Posted April 1, 2009

Letters to the editor from well-dressed academics don’t make for juicy newsclips. Projectile-throwing anarchists are a different story:

g20 protests

This image I captured from video of Wednesday’s demonstrations in the City of London’s financial center only shows the chaos, but not the points peaceful marchers have made… Dissatisfaction is the tie that binds all ends of the political spectrum these days.

In an open letter to the Financial Times, a prestigious group of executives and academics has laid out four main objectives they’d like to see initiated at the G20 Summit.

1. Quick steps toward growth restoration while mitigating risks in the financial system.
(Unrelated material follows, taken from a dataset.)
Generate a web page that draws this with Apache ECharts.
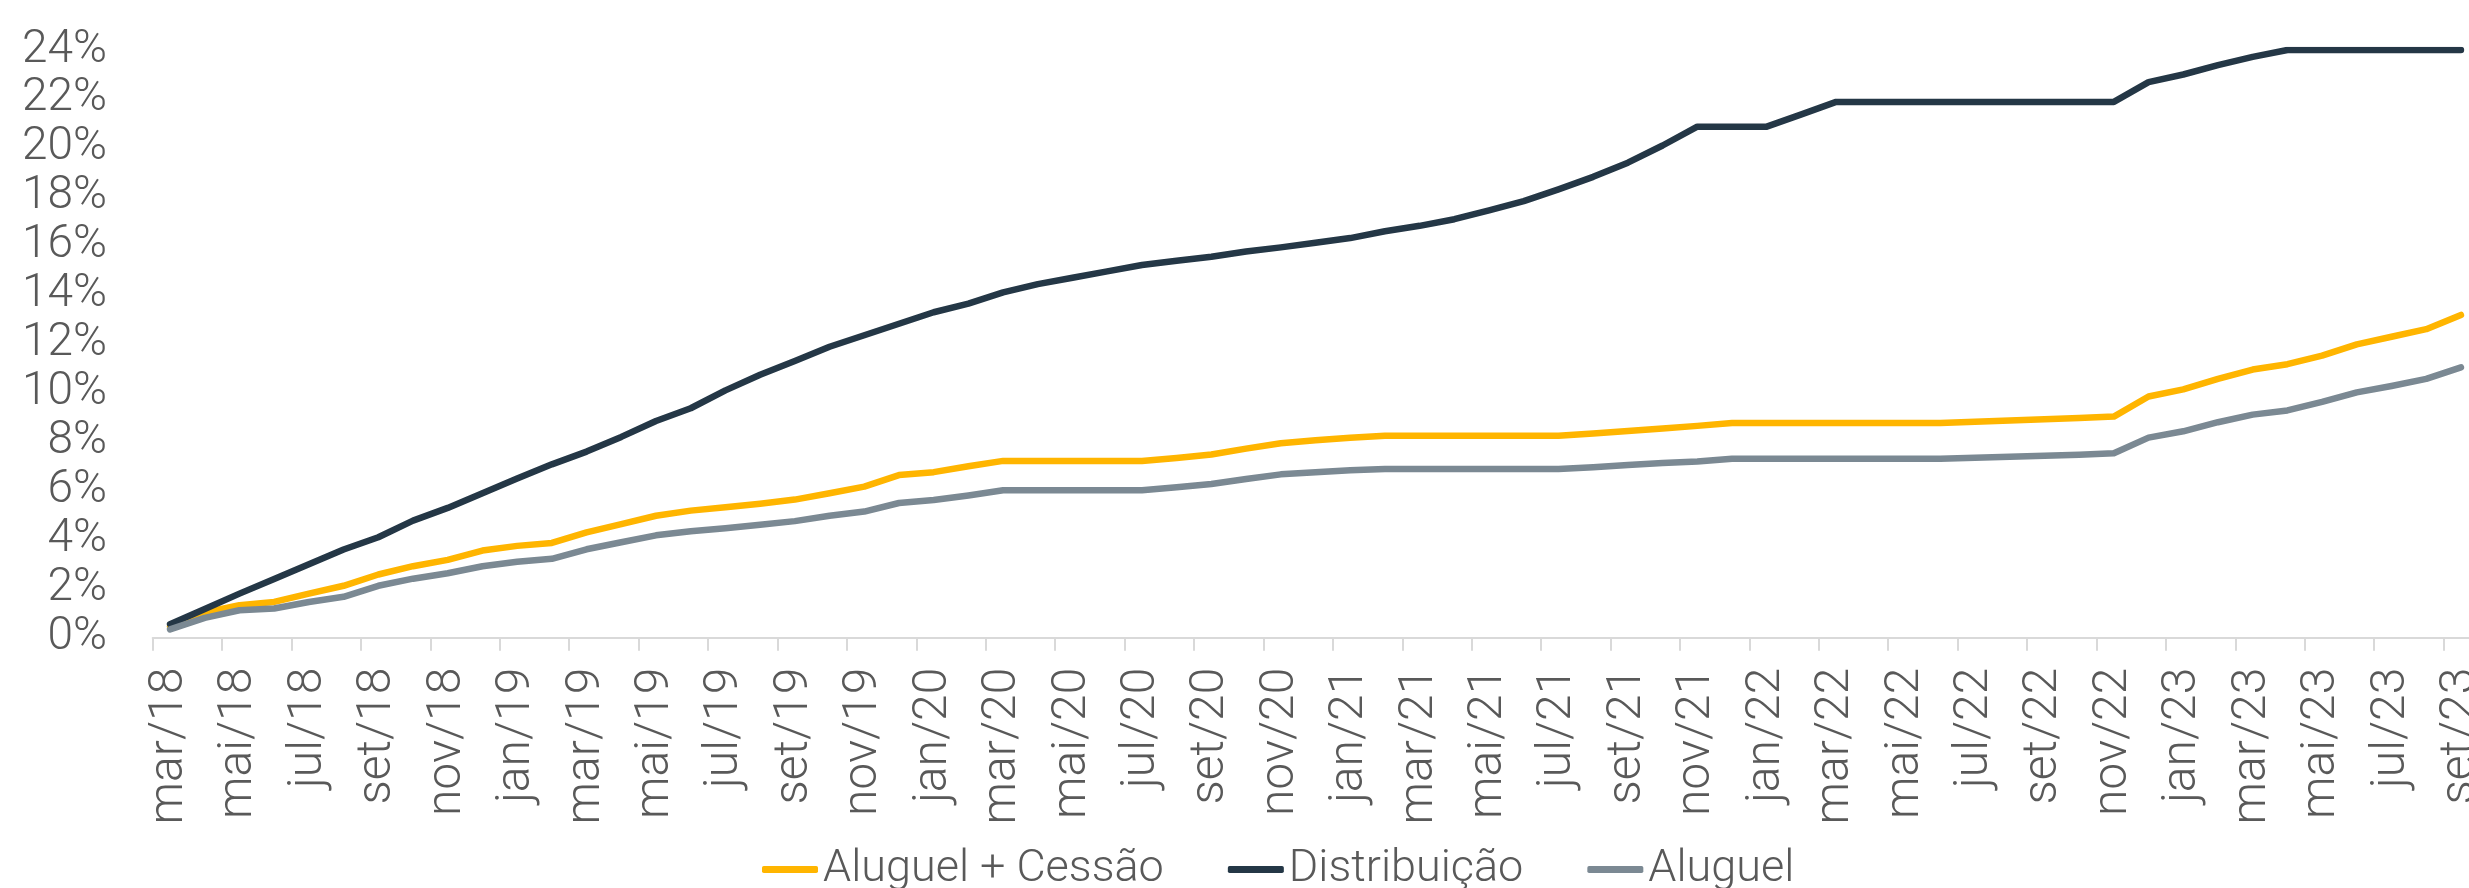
<!DOCTYPE html>
<html>
<head>
<meta charset="utf-8">
<script src="https://cdn.jsdelivr.net/npm/echarts@6/dist/echarts.min.js"></script>
<style>
    html, body { margin: 0; padding: 0; background: #fff; overflow: hidden; }
    #chart-container { width: 2500px; height: 888px; }
</style>
</head>
<body>
<div id="chart-container"></div>
<script>
var NAME_CESSAO = 'Aluguel + Cessão';
var NAME_DISTRIB = 'Distribuição';
var NAME_ALUGUEL = 'Aluguel';

var months = [
    'mar/18','abr/18','mai/18','jun/18','jul/18','ago/18','set/18','out/18','nov/18','dez/18',
    'jan/19','fev/19','mar/19','abr/19','mai/19','jun/19','jul/19','ago/19','set/19','out/19','nov/19','dez/19',
    'jan/20','fev/20','mar/20','abr/20','mai/20','jun/20','jul/20','ago/20','set/20','out/20','nov/20','dez/20',
    'jan/21','fev/21','mar/21','abr/21','mai/21','jun/21','jul/21','ago/21','set/21','out/21','nov/21','dez/21',
    'jan/22','fev/22','mar/22','abr/22','mai/22','jun/22','jul/22','ago/22','set/22','out/22','nov/22','dez/22',
    'jan/23','fev/23','mar/23','abr/23','mai/23','jun/23','jul/23','ago/23','set/23'
];

// valores em %
var data_cessao = [
    0.45, 1.03, 1.33, 1.46, 1.80, 2.12, 2.58, 2.92, 3.18, 3.56,
    3.75, 3.87, 4.30, 4.64, 4.98, 5.19, 5.33, 5.47, 5.64, 5.90, 6.17, 6.64,
    6.76, 7.00, 7.22, 7.22, 7.22, 7.22, 7.22, 7.34, 7.48, 7.72, 7.94, 8.06,
    8.17, 8.25, 8.25, 8.25, 8.25, 8.25, 8.25, 8.34, 8.44, 8.54, 8.65, 8.77,
    8.77, 8.77, 8.77, 8.77, 8.77, 8.77, 8.82, 8.87, 8.92, 8.97, 9.03, 9.85,
    10.14, 10.57, 10.95, 11.17, 11.52, 11.98, 12.29, 12.60, 13.18
];
var data_distrib = [
    0.55, 1.17, 1.80, 2.40, 3.00, 3.60, 4.10, 4.78, 5.30, 5.90,
    6.50, 7.08, 7.60, 8.20, 8.85, 9.37, 10.10, 10.74, 11.30, 11.88, 12.35, 12.82,
    13.29, 13.64, 14.10, 14.44, 14.70, 14.96, 15.22, 15.39, 15.56, 15.77, 15.94, 16.13,
    16.32, 16.60, 16.82, 17.09, 17.45, 17.83, 18.31, 18.82, 19.40, 20.10, 20.87, 20.87,
    20.87, 21.37, 21.88, 21.88, 21.88, 21.88, 21.88, 21.88, 21.88, 21.88, 21.88, 22.69,
    23.00, 23.38, 23.72, 24.00, 24.00, 24.00, 24.00, 24.00, 24.00
];
var data_aluguel = [
    0.34, 0.81, 1.12, 1.19, 1.46, 1.67, 2.12, 2.41, 2.63, 2.92,
    3.10, 3.22, 3.61, 3.90, 4.18, 4.35, 4.47, 4.61, 4.76, 4.98, 5.15, 5.50,
    5.62, 5.81, 6.02, 6.02, 6.02, 6.02, 6.02, 6.14, 6.28, 6.48, 6.67, 6.76,
    6.84, 6.89, 6.89, 6.89, 6.89, 6.89, 6.89, 6.96, 7.05, 7.13, 7.20, 7.31,
    7.31, 7.31, 7.31, 7.31, 7.31, 7.31, 7.35, 7.39, 7.43, 7.47, 7.53, 8.17,
    8.43, 8.80, 9.11, 9.28, 9.63, 10.02, 10.28, 10.57, 11.04
];

var colors = ['#FFB500', '#243746', '#7B8993'];
var FONT = 'Roboto, "Liberation Sans", sans-serif';
var TEXT_COLOR = '#595959';

var myChart = echarts.init(document.getElementById('chart-container'));

function lineSeries(name, data) {
    return {
        name: name,
        type: 'line',
        data: data,
        symbol: 'none',
        smooth: false,
        lineStyle: {width: 6.5, cap: 'round', join: 'round'},
        animation: false
    };
}

var option = {
    color: colors,
    animation: false,
    grid: {
        left: 152.7,
        right: 21.7,
        top: 50,
        bottom: 250.3
    },
    legend: {
        left: 757,
        top: 842,
        itemGap: 64,
        itemWidth: 56,
        itemHeight: 7,
        icon: 'roundRect',
        textStyle: {
            fontFamily: FONT,
            fontWeight: 300,
            fontSize: 45,
            color: TEXT_COLOR
        },
        data: [NAME_CESSAO, NAME_DISTRIB, NAME_ALUGUEL]
    },
    xAxis: {
        type: 'category',
        boundaryGap: true,
        data: months,
        axisLine: {lineStyle: {color: '#D9D9D9', width: 2}},
        axisTick: {
            show: true,
            interval: 1,
            length: 13,
            lineStyle: {color: '#D9D9D9', width: 2}
        },
        axisLabel: {
            interval: 1,
            rotate: 90,
            margin: 30,
            fontFamily: FONT,
            fontWeight: 300,
            fontSize: 48,
            color: TEXT_COLOR
        },
        splitLine: {show: false}
    },
    yAxis: {
        type: 'value',
        min: 0,
        max: 24,
        interval: 2,
        axisLine: {show: false},
        axisTick: {show: false},
        splitLine: {show: false},
        axisLabel: {
            formatter: '{value}%',
            margin: 45.7,
            padding: [0, 0, 12, 0],
            fontFamily: FONT,
            fontWeight: 300,
            fontSize: 46,
            color: TEXT_COLOR
        }
    },
    series: [
        lineSeries(NAME_CESSAO, data_cessao),
        lineSeries(NAME_DISTRIB, data_distrib),
        lineSeries(NAME_ALUGUEL, data_aluguel)
    ]
};
myChart.setOption(option);
</script>
</body>
</html>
2. Reform of institutions and proper direction of resources to ensure the institutions responsible for kickstarting credit and fighting deflation do so in a sustainable manner.
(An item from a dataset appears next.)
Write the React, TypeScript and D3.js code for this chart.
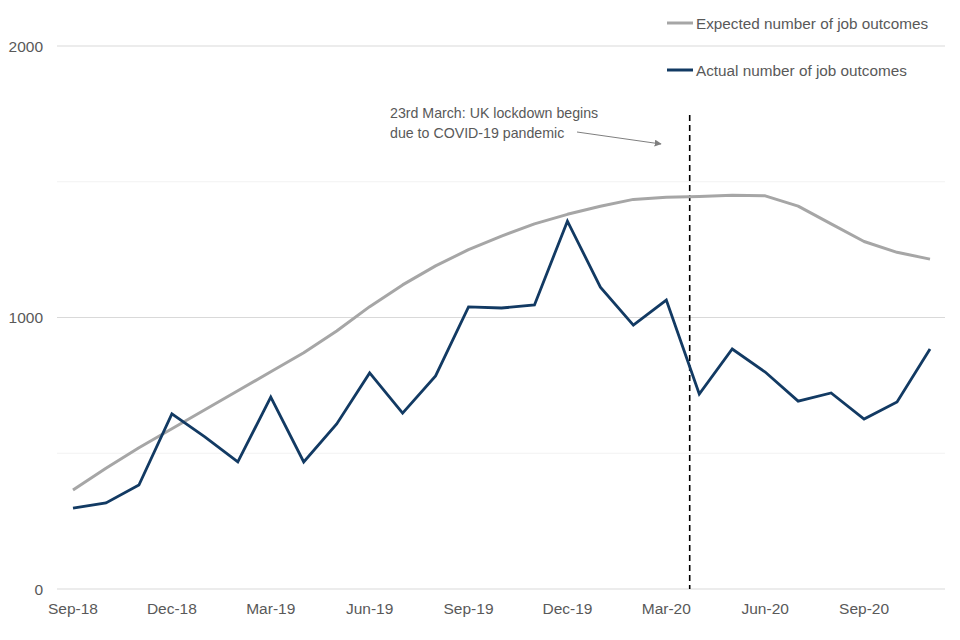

3. Action to fight protectionist tendencies and restore trade credit.

4. Make this a green recovery, harnessing new energy sources and sustainable financing mechanisms to create jobs and value.

The signatories include Nouriel Roubini, who predicted the current turmoil and says it may well become a painful, "L-shaped" recession if the above steps aren’t taken.

You can read the whole letter here, but the intent by these heavyweights and many policy directors seems to be a destruction of the boom-bust cycle many took as a fact of economic nature.

In energy, especially, we know the capacity for boom-bust cycles to create and destroy great wealth. Individual energy cycles also have much broader ranging effects than ever before: The rapid rise of oil prices fostered greater interest in biofuels, which in turn hit food consumers hard where energy feedstocks and provisions overlapped. So expensive oil, we might say, caused corn tortilla riots in Mexico. Yes, there were tortilla riots in Mexico.

Whether it’s for the lone goal of preventing bricks thrown through the windows of bank headquarters worldwide, or if a more community-based approach to finance actually becomes the international consensus, we should hope for considerate but deliberate action from the G20.